Saturday 11 July 2009 at 1:37 pm
I bet the children acting in it enjoyed themselves. Especially the scene where they had to scream in unison. Not a sound that is often tolerated by boring adults.
Saturday 11 July 2009 at 4:23 pm
I watched the first series of Torchwood and wasn’t particularly impressed and gave up on it after that, thus I didn’t make any effort to watch the Children of Earth.
However given your good review here Tom, and others I’ve seen elsewhere, I’ll give this one a go – thank goodness for BBC iplayer
Saturday 11 July 2009 at 4:25 pm
@Joe K – sorry, the Tories comment by Tom was on Twitter, not above. My comment was intended with same presumed level of seriousness as his i.e. none.
The most glaring holes for me
*SPOILER ALERT – LOOK AWAY NOW*
1..Having got 60% of the 10% from schools with practically no resistance, the Government decided that rather than sweep up a few more schools, they’d go for the tricky missing individuals. Why ?
2..Why did the PM tell Frobisher in advance he was going to take his kids. And why, given there was no-one else in the room, did Frobisher not attempt to kill the PM on the spot.
But as I said, I enjoyed it notwithstanding.
Saturday 11 July 2009 at 7:16 pm
I enjoyed it greatly, and note the way they stopped talking about children, but “Units” to make it more cold and calculating.
Of course the thing is… if such a thing were to happen you do indeed get rid of the children that are more likely to cost the state money in the long run via benefit dependency and council housing demands. It was very cold, very calculating and speaks volumes of the potential disconnect between the government and it’s people when all morality and ethical thinking is cast aside.
Saturday 11 July 2009 at 7:49 pm
Indeed. Which is why it was fiction.
Saturday 11 July 2009 at 8:04 pm
I thought it was great drama, completely gripping, but the politicians were more like pantomime villains than real politicians. Which was their function – they were the bad guys, not the alien. Genuine moral dilemma with what Jack did.
Sunday 12 July 2009 at 1:41 am
@ InfoholicUK
‘@Joe K – sorry, the Tories comment by Tom was on Twitter, not above. My comment was intended with same presumed level of seriousness as his i.e. none.’
I getcha.
I can’t be the only one who thought Frobisher was requisitioning something (probably a gun, which indeed is what it turned out to be) to free Jack Harkness so that he could, in turn, save the day. What he actually did surprised me, but I guess he must have known that attacking the PM wouldn’t save his daughters.
This whole ‘child hating’ thing of Tom’s though, if it isn’t also irony, is perplexing. Is it because RTD has aliens stealing children, or because a child gets killed, or children are violently taken away from their parents? A lot more adult characters actually died in these episodes, and it seems to me that Davis was making a point about the value of children in the world, especially with those words from the 456 (now there’s irony). I would say that the kids were treated pretty sympathetically, hardly the work of a ‘misopediast’.

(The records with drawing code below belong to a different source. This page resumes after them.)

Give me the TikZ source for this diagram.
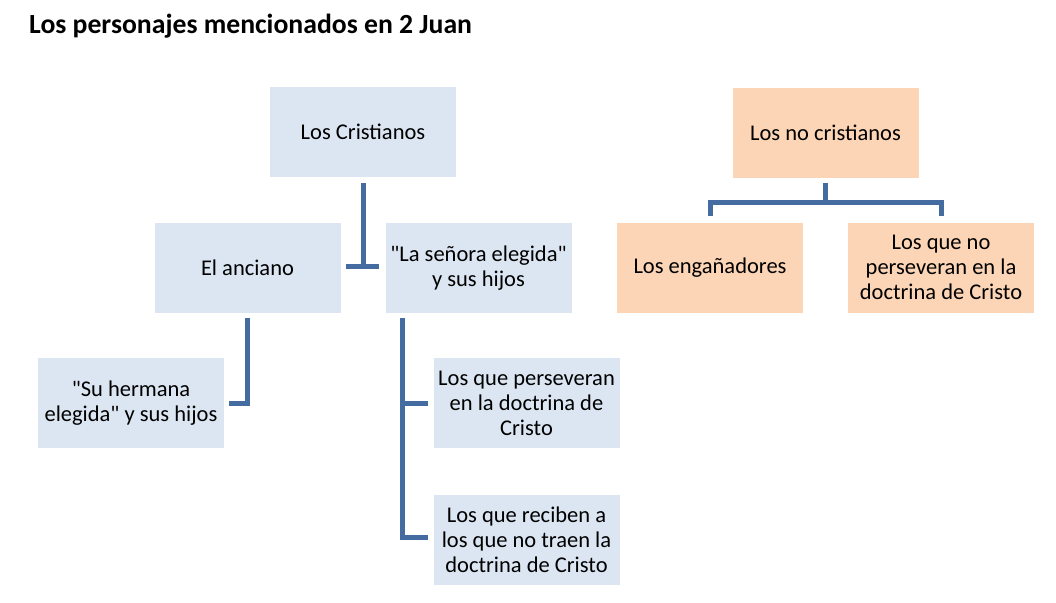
\documentclass[tikz,border=0pt]{standalone}
\usepackage{fontspec}
\setmainfont{Carlito}[Ligatures=TeXOff]
\usetikzlibrary{positioning}
\definecolor{boxblue}{RGB}{220,230,242}
\definecolor{boxorange}{RGB}{251,213,181}
\definecolor{linkblue}{RGB}{68,108,160}

\begin{document}
\begin{tikzpicture}[x=1pt,y=-1pt]
    \tikzstyle{box}=[rectangle, minimum width=186pt, minimum height=90pt, inner sep=1pt, align=center, font=\fontsize{22.5}{25}\selectfont]
    \tikzstyle{cristiano}=[box, fill=boxblue]
    \tikzstyle{nocristiano}=[box, fill=boxorange]
    \tikzstyle{link}=[draw=linkblue, line width=5pt]

    \useasboundingbox (0,0) rectangle (1056,602);

    \node[anchor=base west, inner sep=0pt, font=\bfseries\fontsize{27.7}{32}\selectfont] (title) at (29,34) {Los personajes mencionados en 2 Juan};

    % los cristianos
    \node[cristiano] (cri) at (363,132) {Los Cristianos};
    \node[cristiano] (anc) at (247.5,268) {El anciano};
    \node[cristiano] (sen) at (478.5,268) {"La señora elegida"\\ y sus hijos};
    \node[cristiano] (her) at (131,403) {"Su hermana\\ elegida" y sus hijos};
    \node[cristiano] (per) at (526.5,403) {Los que perseveran\\ en la doctrina de\\ Cristo};
    \node[cristiano] (rec) at (526.5,540) {Los que reciben a\\ los que no traen la\\ doctrina de Cristo};

    % los no cristianos
    \node[nocristiano] (nocri) at (825.5,132.5) {Los no cristianos};
    \node[nocristiano] (eng) at (710,267.5) {Los engañadores};
    \node[nocristiano] (nop) at (941,267.5) {Los que no\\ perseveran en la\\ doctrina de Cristo};

    \draw[link] ([yshift=-6pt]cri.south) -- ++(0,86);
    \draw[link] ([xshift=5pt,yshift=2pt]anc.east) -- ([xshift=-6pt,yshift=2pt]sen.west);
    \draw[link] ([yshift=-5pt]anc.south) |- ([xshift=5pt]her.east);
    \draw[link] ([xshift=17pt,yshift=-5pt]sen.south west) |- ([xshift=-5pt]per.west);
    \draw[link] ([xshift=17pt,yshift=-5pt]sen.south west) |- ([xshift=-5pt,yshift=3pt]rec.west);

    \draw[link] ([yshift=-5pt]nocri.south) -- ++(0,19.5) coordinate (nc-bar);
    \foreach \n in {eng,nop}{
        \draw[link] (nc-bar) -| ([yshift=6pt]\n.north);
    }
\end{tikzpicture}
\end{document}
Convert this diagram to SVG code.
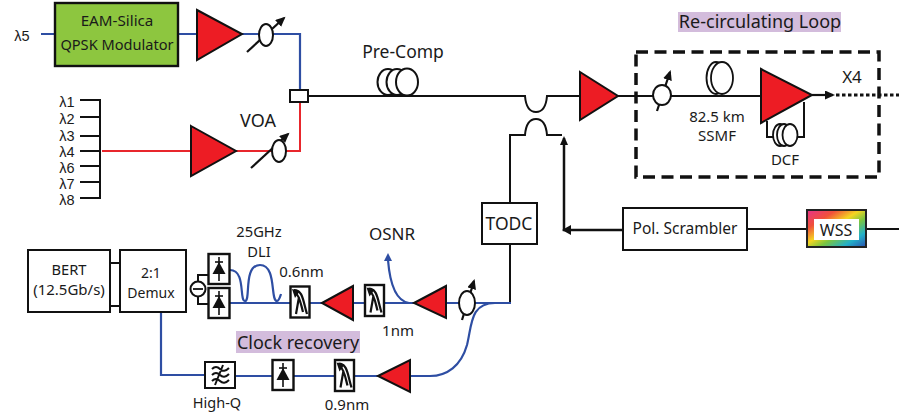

Sunday 12 July 2009 at 2:04 am
Interestingly, this post on the IMBD Torchwood boards, in reply to someone who asked if Captain Jack torturing his grandson to death was good TV, pinpoints the drama very succinctly:
‘Jackal is right, he now has to live with what he has done to his grandson and daughter. It really seems from reading so many comments here is that people wanted a happy ending, to some extent it was, they fought back, 1 died to save 10% of the children. Much of the show was showing how all the people in control were easy to give the children to the aliens, unless it was their own, Jack had to. Were you expecting him to run outside and find someone elses kid?’
Monday 13 July 2009 at 1:12 pm
With all the news stories about the British death toll in Afghanistan at the moment, particularly the age of many of the recently killed, I’ve had another thought about RTD’s motivation. As I said on the Afghanistan entry, there’s a distinct lack of MPs coming home in body bags. Nor do I know of any MPs with children serving in A-stan or Iraq, though you’d think that with over 600 of them, there might be some. Is there an allegory/metaphor here, in that Jack tried to save everybody’s children, but in the end, he sacrificed his own flesh and blood for what was right, when ministers were prepared to send the children of others into the meat grinder?
Doesn’t this ‘We have to fight them over there, so we don’t have to fight them over here?’ really mean ‘We have to send other people’s children over there for the terrorists to kill, so that they don’t kill our children over here?’?
Monday 13 July 2009 at 1:38 pm
Russell T Davies’ Who world has so far given us a Prime Minister who was killed by farting aliens in Downing Street, his successor in Harriet Jones was brought down by the Doctor with just a few words (and later extermindated by Daleks, having just redeemed herself), before along came the Master as Prime Minister (Vote Saxon, anyone?), and he too died. And now Torchwood has given us an untrustworthy MP willing to sell everyone out to save himself. Davies doesn’t like politicians much, does he?
Torchwood improves with a re-visit. My wife hates Doctor Who with a passion, but when I got the first TW DVD box set, I started watching, and she was hooked by the end of the first episode.
Series one was fumbling around trying to be adult, series two was a huge improvement, and the third was excellent, compulsive viewing. Loved it.